The families allege that a wrong notion was being spread about what the people of Tamil Nadu want. 

"Yes, Rajiv Gandhi's family may have forgiven the convicts. But what about the rest of us? Do our words not hold the same value?" asks Abbas. "The people of Tamil Nadu have no interest in the release of these criminals. Only certain political parties are trying to earn brownie points. While people were fighting for the release of the murderers, the 12 families were struggling to even survive," he adds. 

Former Madras High Court Justice K Chandru, however, says the families' representation to the Governor will not have influence on the final decision. 
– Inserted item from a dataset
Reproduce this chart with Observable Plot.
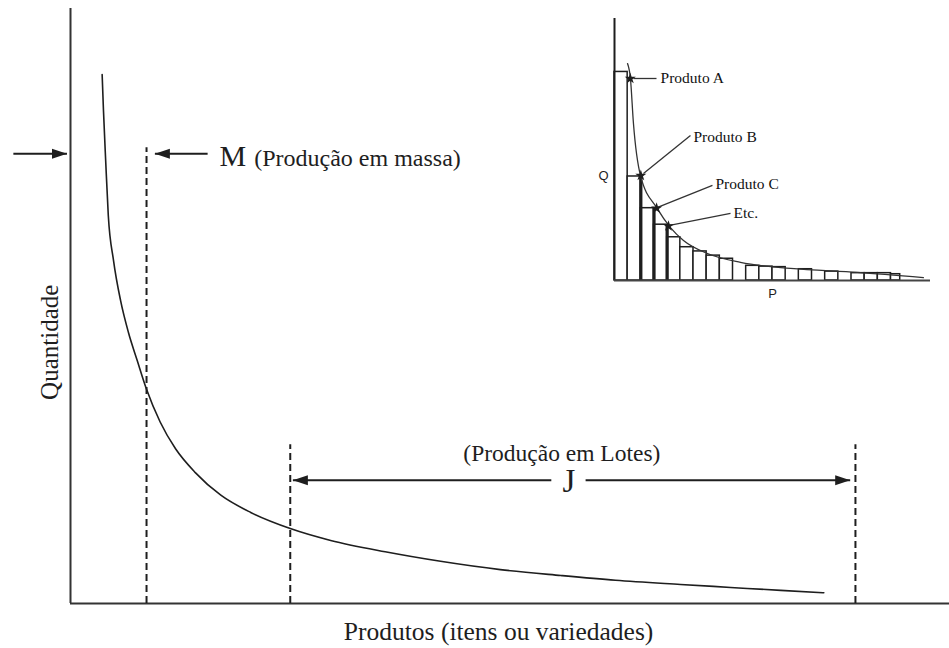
<!DOCTYPE html>
<html><head><meta charset="utf-8">
<script src="https://cdn.jsdelivr.net/npm/d3@7"></script>
<script src="https://cdn.jsdelivr.net/npm/@observablehq/plot@0.6"></script>
<style>
html,body{margin:0;padding:0;background:#fff;}
#chart{position:relative;width:949px;height:648px;overflow:hidden;}
#main{position:absolute;left:0;top:0;}
#inset{position:absolute;left:590px;top:0;}
</style></head><body>
<div id="chart"><div id="main"></div><div id="inset"></div></div>
<script>
// ---------- main chart data (products vs quantity, arbitrary units 0..100) ----------
const curveX = [3.6, 3.75, 4.0, 4.3, 4.9, 5.7, 6.6, 7.6, 8.65, 10.2, 11.95, 14.2, 17.1, 20.5, 25.0, 29.6, 35.8, 42.1, 48.9, 55.8, 62.0, 69.4, 75.1, 80.8, 85.7];
const curveQ = [88.9, 82.9, 74.5, 65.2, 57.6, 50.9, 45.5, 40.8, 36.0, 30.5, 26.0, 22.0, 18.2, 15.3, 12.6, 10.6, 8.7, 7.1, 5.7, 4.7, 3.9, 3.2, 2.7, 2.2, 1.8];
const boundaryX = [8.65, 25.0, 89.3];      // M, J start, J end
const boundaryTop = [76.6, 26.7, 26.7];
const arrowFrom = [-6.5, 15.6, 54.7, 58.6];
const arrowTo = [-0.4, 9.6, 25.3, 88.7];
const arrowY = [75.6, 75.6, 20.7, 20.7];
const labelM = "M";
const labelMassa = "(Produção em massa)";
const labelLotes = "(Produção em Lotes)";
const labelJ = "J";
const labelY = "Quantidade";
const labelX = "Produtos (itens ou variedades)";

// ---------- inset data ----------
const barStart = [0, 1, 2, 3, 4, 5, 6, 7, 8, 10, 11, 12, 14, 16, 18, 19, 20, 21];
const barWidth = [1, 1, 1, 1, 1, 1, 1, 1, 1, 1, 1, 1, 1, 1, 1, 1, 1, 0.7];
const barQ = [79.6, 39.7, 27.6, 21.3, 16.5, 12.7, 11.1, 9.5, 8.3, 5.6, 5.3, 5.1, 4.3, 3.4, 2.8, 2.8, 2.8, 2.4];
const insetCurveX = [0.99, 1.21, 1.44, 1.97, 3.24, 4.25, 5.24, 7.06, 9.57, 13.36, 18.45, 23.46];
const insetCurveQ = [82.8, 77.1, 59.9, 40.1, 27.5, 20.2, 15.3, 10.3, 6.9, 4.6, 3.1, 1.1];
const productNames = ["Produto A", "Produto B", "Produto C", "Etc."];
const productX = [1.2, 2.0, 3.2, 4.1];
const productQ = [77.1, 40.1, 27.6, 20.8];
const leaderX1 = [1.44, 2.2, 3.27, 4.18];
const leaderQ1 = [77.1, 40.8, 27.9, 21.0];
const leaderX2 = [3.19, 5.77, 7.44, 8.81];
const leaderQ2 = [77.1, 55.3, 36.3, 25.6];
const labelPosX = [3.5, 6.0, 7.67, 9.04];
const labelPosQ = [77.1, 54.6, 37.0, 25.6];

const ink = "#1e1e1e";
const serif = "'Liberation Serif', 'Times New Roman', serif";

const curve = curveX.map((x, i) => ({x, q: curveQ[i]}));
const bounds = boundaryX.map((x, i) => ({x, top: boundaryTop[i]}));
const arrows = arrowFrom.map((x1, i) => ({x1, x2: arrowTo[i], y: arrowY[i]}));

const headSymbol = {
  draw(ctx) { ctx.moveTo(0, 0); ctx.lineTo(-15, -5); ctx.lineTo(-15, 5); ctx.closePath(); }
};

const main = Plot.plot({
  width: 949, height: 648,
  marginLeft: 70, marginRight: 0, marginTop: 8, marginBottom: 45,
  x: {domain: [0, 100], axis: null},
  y: {domain: [0, 100], axis: null},
  style: {background: "transparent", overflow: "visible"},
  marks: [
    Plot.ruleX([0], {y1: 0, y2: 100, stroke: "#333", strokeWidth: 2}),
    Plot.ruleY([0], {x1: 0, x2: 100, stroke: "#333", strokeWidth: 2}),
    Plot.ruleX(bounds, {x: "x", y1: 0, y2: "top", stroke: ink, strokeWidth: 2, strokeDasharray: "7,4"}),
    Plot.line(curve, {x: "x", y: "q", curve: "monotone-x", stroke: ink, strokeWidth: 1.6}),
    Plot.link(arrows, {x1: "x1", x2: "x2", y1: "y", y2: "y", stroke: ink, strokeWidth: 2}),
    Plot.dot(arrows, {x: "x2", y: "y", symbol: headSymbol, rotate: d => d.x2 > d.x1 ? 0 : 180, fill: ink, stroke: "none", r: 5}),
    Plot.text([labelM], {x: 16.95, y: 73.6, text: d => d, textAnchor: "start", lineAnchor: "bottom", fontSize: 30, fontFamily: serif, fill: ink}),
    Plot.text([labelMassa], {x: 20.9, y: 73.6, text: d => d, textAnchor: "start", lineAnchor: "bottom", fontSize: 24, fontFamily: serif, fill: ink}),
    Plot.text([labelLotes], {x: 55.9, y: 23.9, text: d => d, textAnchor: "middle", lineAnchor: "bottom", fontSize: 23.5, fontFamily: serif, fill: ink}),
    Plot.text([labelJ], {x: 56.7, y: 18.7, text: d => d, textAnchor: "middle", lineAnchor: "bottom", fontSize: 33, fontFamily: serif, fill: ink}),
    Plot.text([labelY], {x: -2.3, y: 43.9, text: d => d, rotate: -90, textAnchor: "middle", lineAnchor: "middle", fontSize: 25, fontFamily: serif, fill: ink}),
    Plot.text([labelX], {x: 48.7, y: -6.2, text: d => d, textAnchor: "middle", lineAnchor: "bottom", fontSize: 25.5, fontFamily: serif, fill: ink})
  ]
});
document.getElementById("main").appendChild(main);

// ---------- inset ----------
const bars = barStart.map((x, i) => ({x1: x, x2: x + barWidth[i], q: barQ[i]}));
const thick = [1, 2, 3].map(i => ({x: barStart[i] + barWidth[i], q: barQ[i]}));
const icurve = insetCurveX.map((x, i) => ({x, q: insetCurveQ[i]}));
const prods = productNames.map((name, i) => ({
  name, x: productX[i], q: productQ[i],
  lx1: leaderX1[i], lq1: leaderQ1[i], lx2: leaderX2[i], lq2: leaderQ2[i],
  tx: labelPosX[i], tq: labelPosQ[i]
}));

const inset = Plot.plot({
  width: 350, height: 310,
  marginLeft: 24, marginRight: 10, marginTop: 18, marginBottom: 30,
  x: {domain: [0, 24], axis: null},
  y: {domain: [0, 100], axis: null},
  style: {background: "transparent", overflow: "visible"},
  marks: [
    Plot.rect(bars, {x1: "x1", x2: "x2", y1: 0, y2: "q", fill: "white", stroke: ink, strokeWidth: 1.5}),
    Plot.ruleX(thick, {x: "x", y1: 0, y2: "q", stroke: ink, strokeWidth: 3.2}),
    Plot.ruleX([0], {y1: 0, y2: 100, stroke: ink, strokeWidth: 2}),
    Plot.ruleY([0], {x1: 0, x2: 24, stroke: "#444", strokeWidth: 2}),
    Plot.line(icurve, {x: "x", y: "q", curve: "monotone-x", stroke: "#333", strokeWidth: 1.3}),
    Plot.link(prods, {x1: "lx1", y1: "lq1", x2: "lx2", y2: "lq2", stroke: "#333", strokeWidth: 1.3}),
    Plot.dot(prods, {x: "x", y: "q", symbol: "star", r: 3.5, fill: ink, stroke: "none"}),
    Plot.text(prods, {x: "tx", y: "tq", text: "name", textAnchor: "start", lineAnchor: "middle", fontSize: 15.5, fontFamily: serif, fill: "#111"}),
    Plot.text(["Q"], {x: -0.84, y: 40.1, text: d => d, textAnchor: "middle", lineAnchor: "middle", fontSize: 13, fontFamily: "'Liberation Sans', Arial, sans-serif", fill: ink}),
    Plot.text(["P"], {x: 12.0, y: -5.0, text: d => d, textAnchor: "middle", lineAnchor: "middle", fontSize: 13, fontFamily: "'Liberation Sans', Arial, sans-serif", fill: ink})
  ]
});
document.getElementById("inset").appendChild(inset);
</script></body></html>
"The Governor will have to go by the recommendations of the elected government irrespective of whether it is politically motivated. The cabinet may have failed in taking into account the emotions of these families but that doesn't make their stand weaker," he says. "The maximum the families can do now is approach the Supreme Court if they oppose the Governor's decision. And even that cannot be based on any form of emotion, it will have to be proven why they believe the decision does not hold water," Justice Chandru argues.